There could be mold growing at Honolulu District Court.
A worker contacted KHON2 via “Report It” because, the worker said, mold was growing in and outside of the building and not enough was being done to get rid of it.
The worker said the problem was so bad, you could smell it.
KHON2 asked the state to look into it Wednesday morning and, while waiting for an answer, asked an expert for his opinion.
Russell Okoji is with Environmental Risk Analysis, a company that specializes in mold inspections. While he can’t say for sure that there is a health risk, he says there is enough there to at least test the area in order to be sure.
“It looks like it’s a leak from the sprinkler system, in which case there could be mold growing inside of this cavity,” Okoji said.
Using an infrared camera, Okoji can determine temperature changes in the structure of the building and identify places that are damp where mold can grow.
“That’s also dry at this time, but it doesn’t mean that it couldn’t have been wet this morning,” he said.
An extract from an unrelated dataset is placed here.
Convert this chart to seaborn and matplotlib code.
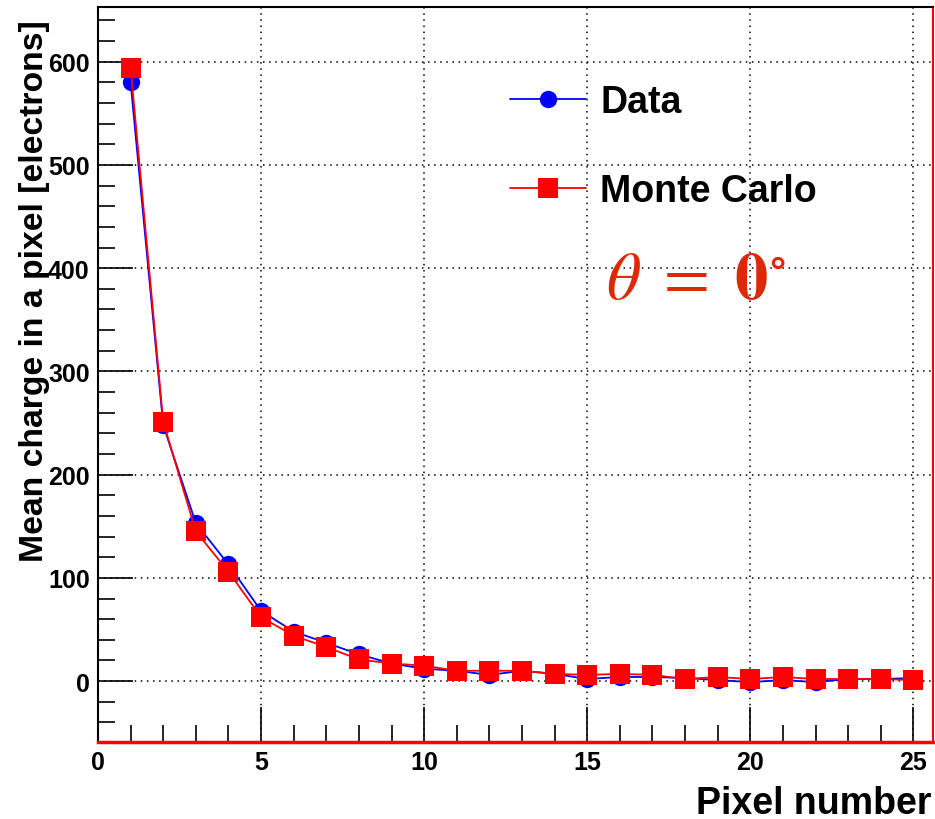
import numpy as np
import pandas as pd
import matplotlib
matplotlib.use("Agg")
import matplotlib.pyplot as plt
from matplotlib.ticker import MultipleLocator
from matplotlib.lines import Line2D
import seaborn as sns

# Mean charge per pixel vs pixel number, measured data and simulation
pixel = list(range(1, 26))
data_charge = [580, 248, 153, 113, 68, 48, 37, 26, 17, 12,
               10, 6, 10, 7, 2, 4, 4, 3, 1, -1,
               1, -1, 2, 2, 3]
mc_charge = [594, 251, 145, 106, 62, 44, 33, 21, 17, 15,
             10, 10, 10, 7, 6, 7, 6, 2, 4, 2,
             4, 2, 2, 2, 1]
series_names = ["Data", "Monte Carlo"]

df = pd.DataFrame({
    "pixel": pixel * 2,
    "charge": data_charge + mc_charge,
    "series": [series_names[0]] * len(pixel) + [series_names[1]] * len(pixel),
})

sns.set_style("white")
plt.rcParams["font.family"] = ["Liberation Sans", "DejaVu Sans"]
plt.rcParams["mathtext.fontset"] = "stix"
plt.rcParams["text.color"] = "black"
plt.rcParams["axes.labelcolor"] = "black"
plt.rcParams["xtick.color"] = "black"
plt.rcParams["ytick.color"] = "black"

fig = plt.figure(figsize=(9.35, 8.20), dpi=100)
ax = fig.add_axes([0.1048, 0.0939, 0.893, 0.8963])

sns.lineplot(
    data=df, x="pixel", y="charge", hue="series", style="series",
    palette={"Data": "#0000ff", "Monte Carlo": "#ff0000"},
    markers={"Data": "o", "Monte Carlo": "s"},
    dashes=False, linewidth=1.3, markeredgewidth=0,
    ax=ax, legend=False, sort=False,
)
for line, ms in zip(ax.get_lines(), [12.5, 14]):
    line.set_markersize(ms)

ax.set_xlim(0, 25.6)
ax.set_ylim(-59, 653)

ax.xaxis.set_major_locator(MultipleLocator(5))
ax.xaxis.set_minor_locator(MultipleLocator(1))
ax.yaxis.set_major_locator(MultipleLocator(100))
ax.yaxis.set_minor_locator(MultipleLocator(20))
ax.tick_params(which="major", direction="in", length=25, width=1.2,
               labelsize=18, colors="black", pad=6)
ax.tick_params(which="minor", direction="in", length=12, width=1.2)
ax.tick_params(axis="both", which="both", bottom=True, left=True,
               top=False, right=False)
for lab in ax.get_xticklabels() + ax.get_yticklabels():
    lab.set_fontweight("bold")

ax.grid(True, which="major", linestyle=(0, (1, 3)), color="black", linewidth=1.1)

for side in ["left", "top"]:
    ax.spines[side].set_color("black")
    ax.spines[side].set_linewidth(1.5)
ax.spines["right"].set_color("#ff0000")
ax.spines["right"].set_linewidth(1.5)
ax.spines["bottom"].set_color("#ff0000")
ax.spines["bottom"].set_linewidth(2.5)

ax.set_xlabel("Pixel number", fontsize=27, fontweight="bold", loc="right",
              color="black")
ax.set_ylabel("Mean charge in a pixel [electrons]", fontsize=24.3,
              fontweight="bold", loc="top", color="black")
ax.xaxis.set_label_coords(0.998, -0.058)
ax.yaxis.set_label_coords(-0.058, 0.984)

handles = [
    Line2D([], [], color="#0000ff", marker="o", markersize=12.5, lw=1.3,
           markeredgewidth=0),
    Line2D([], [], color="#ff0000", marker="s", markersize=14, lw=1.3,
           markeredgewidth=0),
]
leg = ax.legend(handles, series_names, loc="center left",
                bbox_to_anchor=(0.493, 0.810), frameon=False,
                borderaxespad=0, borderpad=0,
                prop={"weight": "bold", "size": 27}, handlelength=2.05,
                labelspacing=1.4, handletextpad=0.37, labelcolor="black")

ax.text(0.608, 0.627, r"$\theta\ =\ \mathbf{0}^{\circ}$", transform=ax.transAxes,
        fontsize=48, color="#dc2a08", ha="left", va="center")

fig.savefig("out.png", dpi=100)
There are several dark spots on the ceilings above the escalators, and the worker that contacted KHON2 says similar spots are also in the bathrooms and in the courtrooms.
Okoji points out that air samples should be tested to determine if it’s a health risk.
“There’s a very good possibility that there’s actually mold growing within the cavity,” he said.
If it turns out there is mold there, Okoji says there are people who may be more susceptible to health problems.
“If they’re undergoing chemotherapy, if they have pre-existing respiratory conditions, if they have HIV, those people will be more sensitive to the effects of mold, to the exposures to molds,” he said.
Workers told KHON2 off-camera that they’ve noticed the problem and, since they’re constantly exposed to it, they have good reason to worry.
Because it is a public building, visitors are also concerned.
“Especially with me because I have asthma and so does my daughter, they should take action about it. I mean, they’re releasing so many funds for so many stuff. Why not release funds for something concerning our health?” said Maricar Abeheula, who visiting the building with her daughter.
A spokesperson for the State Judiciary Department says maintenance crews will do a top-to-bottom inspection of the entire building. Inspectors will make sure proper tests are done and, if it is determined to be mold, the problem will be remedied.
The spokesperson adds that some of those spots are not mold, but hydraulic fluid used on the escalators, and because the building is more than 30 years old, the oils have seeped in through the walls.